The pace at which universities adopt these technologies varies, but the direction is clear: integrating AI into design education is inevitable.

What do you see as the near-term future of AI – both within your solution(s) and in general? Do you believe it will be a transformative class of technologies the way people expect?

Recent advances in AI are not just incremental; they represent a fundamental shift similar to the invention of electricity. This is a bold comparison, but I believe that in ten years’ time we will look back on this time as a turning point in the evolution of technology.

The integration of AI into different services is accelerating, and the technology itself is becoming increasingly sophisticated. In the near term, we can expect businesses to continue to embed AI into their frameworks, leading to a proliferation of new applications that were previously unimaginable.
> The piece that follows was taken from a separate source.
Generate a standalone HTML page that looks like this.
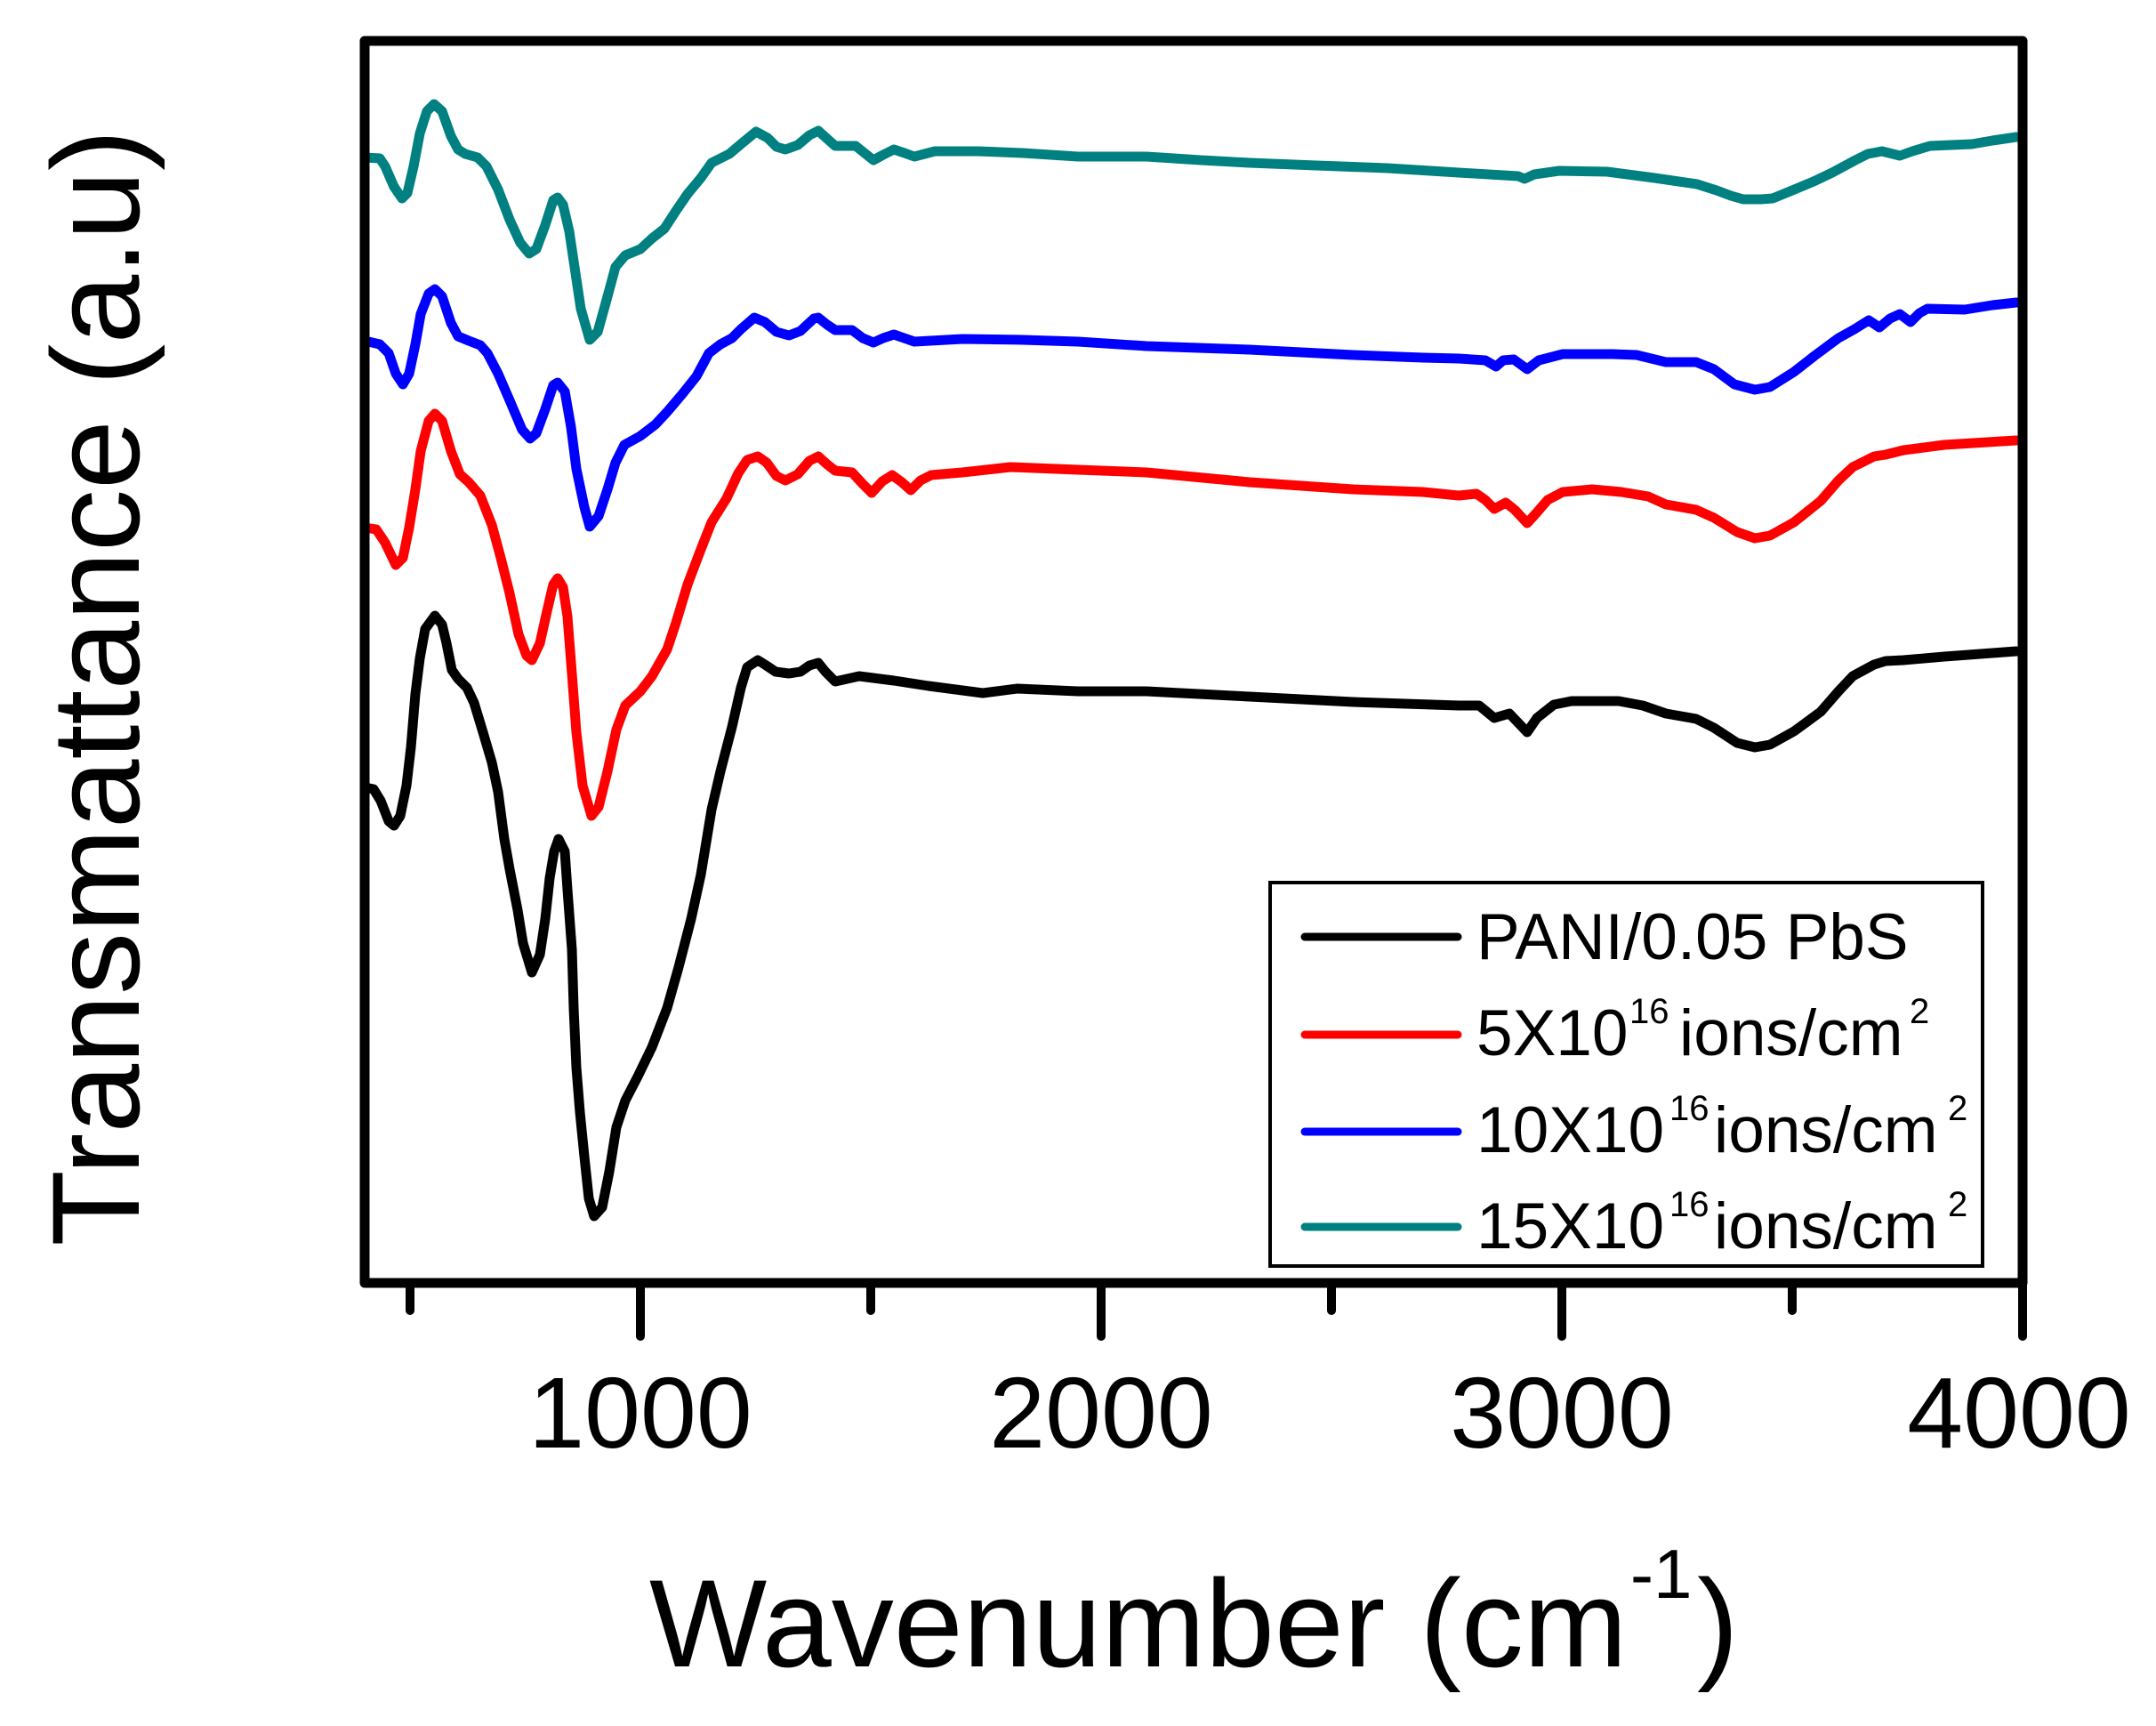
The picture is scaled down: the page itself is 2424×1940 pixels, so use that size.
<!DOCTYPE html>
<html><head><meta charset="utf-8"><style>
html,body{margin:0;padding:0;background:#fff;}
svg{display:block;}
text{font-family:"Liberation Sans",Arial,sans-serif;fill:#000;}
</style></head><body>
<svg width="2424" height="1940" viewBox="0 0 2424 1940" xmlns="http://www.w3.org/2000/svg">
<rect width="2424" height="1940" fill="#fff"/>
<g fill="none" stroke-width="11" stroke-linejoin="round" stroke-linecap="round">
<polyline stroke="#000" points="410,885 420,887 428,900 437,923 443,928 450,917 457,883 462,840 467,780 472,740 478,707 489,692 497,702 502,723 508,753 515,763 525,773 533,790 543,823 553,857 560,890 567,943 573,977 582,1023 588,1060 598,1093 607,1073 613,1033 618,987 623,957 628,943 635,957 638,1000 643,1067 645,1133 648,1200 652,1250 657,1300 662,1347 668,1367 677,1357 685,1317 693,1267 703,1237 717,1210 733,1177 750,1133 763,1087 777,1033 788,983 800,910 810,867 823,817 833,773 840,750 852,742 860,747 872,755 887,757 900,755 910,748 920,745 928,755 939,766 966,760 1005,765 1044,771 1105,779 1144,774 1212,777 1289,777 1405,783 1521,789 1640,793 1663,793 1680,807 1697,802 1717,823 1728,807 1747,792 1767,788 1820,788 1847,793 1873,802 1907,808 1927,818 1953,835 1973,840 1990,837 2017,822 2047,800 2067,777 2083,760 2107,747 2120,743 2140,742 2186,738 2267,732"/>
<polyline stroke="#ff0000" points="410,593 423,595 433,610 445,635 453,627 460,593 467,550 473,507 482,473 489,465 497,473 507,507 517,533 527,542 540,557 553,590 563,627 573,667 583,713 592,737 598,742 607,723 615,687 622,657 627,650 633,660 638,693 643,757 648,823 655,883 665,917 673,907 683,867 693,820 703,793 720,777 733,760 750,730 760,700 773,657 787,620 800,587 817,560 830,532 840,517 852,513 862,520 873,535 883,540 897,533 910,518 920,513 930,522 939,529 958,531 970,544 980,554 992,541 1003,534 1014,542 1024,551 1035,540 1047,534 1082,531 1136,525 1212,528 1289,531 1405,542 1521,550 1600,553 1640,557 1660,555 1670,562 1680,572 1693,565 1703,573 1717,588 1727,577 1740,562 1757,553 1790,550 1823,553 1853,558 1873,567 1907,573 1927,582 1953,598 1973,605 1990,602 2017,587 2047,563 2067,540 2083,525 2107,513 2120,511 2140,506 2186,500 2267,495"/>
<polyline stroke="#0000ff" points="410,383 427,387 437,397 445,420 453,432 460,420 467,387 473,353 482,330 489,325 497,333 507,363 515,378 527,383 540,388 548,397 560,420 573,450 587,483 596,493 603,487 613,460 622,433 627,430 635,440 642,480 648,527 657,570 663,592 673,580 683,550 692,520 702,500 720,490 737,477 750,463 767,443 783,423 797,397 810,387 823,380 833,370 848,357 860,362 873,373 887,377 900,372 915,358 920,357 930,365 939,371 958,371 970,380 982,385 993,380 1005,376 1028,384 1082,381 1150,382 1212,384 1289,389 1405,393 1521,399 1600,402 1640,403 1670,405 1682,412 1690,405 1702,404 1717,415 1730,405 1757,398 1813,398 1840,399 1873,407 1907,407 1927,415 1950,432 1973,438 1990,435 2017,418 2040,400 2067,380 2085,370 2101,360 2113,368 2125,358 2136,353 2148,362 2158,352 2167,347 2209,348 2240,343 2267,340"/>
<polyline stroke="#008080" points="410,177 427,178 433,187 443,210 452,223 458,217 465,187 472,150 480,125 488,117 497,125 507,153 515,168 523,173 537,177 547,187 560,213 573,247 585,273 595,285 603,280 613,253 622,225 627,222 633,230 640,260 647,307 653,347 663,382 672,373 682,337 692,300 703,287 720,280 733,268 747,257 760,237 773,218 788,200 800,183 820,173 833,162 850,148 863,155 873,165 883,168 897,163 910,152 920,147 930,156 939,164 962,164 972,172 982,180 993,174 1005,168 1017,172 1028,176 1051,170 1100,170 1150,172 1212,176 1289,176 1350,180 1405,183 1480,186 1560,189 1640,194 1707,198 1714,201 1725,196 1753,192 1807,193 1860,200 1908,207 1930,214 1946,220 1960,224 1980,224 1993,223 2015,214 2039,204 2060,194 2086,180 2100,173 2116,170 2136,175 2150,170 2170,164 2217,162 2240,158 2267,154"/>
</g>
<!-- frame -->
<rect x="410" y="46" width="1864" height="1396" fill="none" stroke="#000" stroke-width="11" stroke-linejoin="round"/>
<!-- ticks -->
<g stroke="#000" stroke-width="10" stroke-linecap="round">
<line x1="720" y1="1442" x2="720" y2="1502"/>
<line x1="1238" y1="1442" x2="1238" y2="1502"/>
<line x1="1756" y1="1442" x2="1756" y2="1502"/>
<line x1="2274" y1="1442" x2="2274" y2="1502"/>
<line x1="461" y1="1442" x2="461" y2="1473"/>
<line x1="979" y1="1442" x2="979" y2="1473"/>
<line x1="1497" y1="1442" x2="1497" y2="1473"/>
<line x1="2015" y1="1442" x2="2015" y2="1473"/>
</g>
<g font-size="113" text-anchor="middle">
<text x="720" y="1627">1000</text>
<text x="1238" y="1627">2000</text>
<text x="1756" y="1627">3000</text>
<text x="2270" y="1627">4000</text>
</g>
<!-- axis labels -->
<text x="730" y="1873" font-size="140">Wavenumber (cm</text>
<text x="1833" y="1796" font-size="78">-1</text>
<text x="1908" y="1873" font-size="140">)</text>
<text transform="translate(156,773) rotate(-90)" text-anchor="middle" font-size="140">Transmattance (a.u)</text>
<!-- legend -->
<rect x="1428" y="992" width="801" height="431" fill="#fff" stroke="#000" stroke-width="4"/>
<g stroke-width="9" stroke-linecap="round">
<line x1="1467" y1="1053" x2="1639" y2="1053" stroke="#000"/>
<line x1="1467" y1="1163" x2="1639" y2="1163" stroke="#ff0000"/>
<line x1="1467" y1="1272" x2="1639" y2="1272" stroke="#0000ff"/>
<line x1="1467" y1="1379" x2="1639" y2="1379" stroke="#008080"/>
</g>
<g font-size="73">
<text x="1660" y="1078">PANI/0.05 PbS</text>
<text x="1660" y="1186">5X10</text>
<text x="1832" y="1150" font-size="40">16</text>
<text x="1888" y="1186">ions/cm</text>
<text x="2147" y="1150" font-size="40">2</text>
<text x="1660" y="1295">10X10</text>
<text x="1877" y="1259" font-size="40">16</text>
<text x="1927" y="1295">ions/cm</text>
<text x="2190" y="1259" font-size="40">2</text>
<text x="1660" y="1403">15X10</text>
<text x="1877" y="1367" font-size="40">16</text>
<text x="1927" y="1403">ions/cm</text>
<text x="2190" y="1367" font-size="40">2</text>
</g>
</svg>
</body></html>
The pace at which the distant future is becoming the present is faster than ever, and the next few years are critical as AI becomes an integral part of our daily professional and personal lives.

At, our focus remains on refining our AI-driven tools to ensure they are the leading solutions in the market for fashion and footwear designers. We aim not only to keep pace with developments in AI, but to set the standard for them, ensuring that our tools are as innovative and effective as the designers who use them.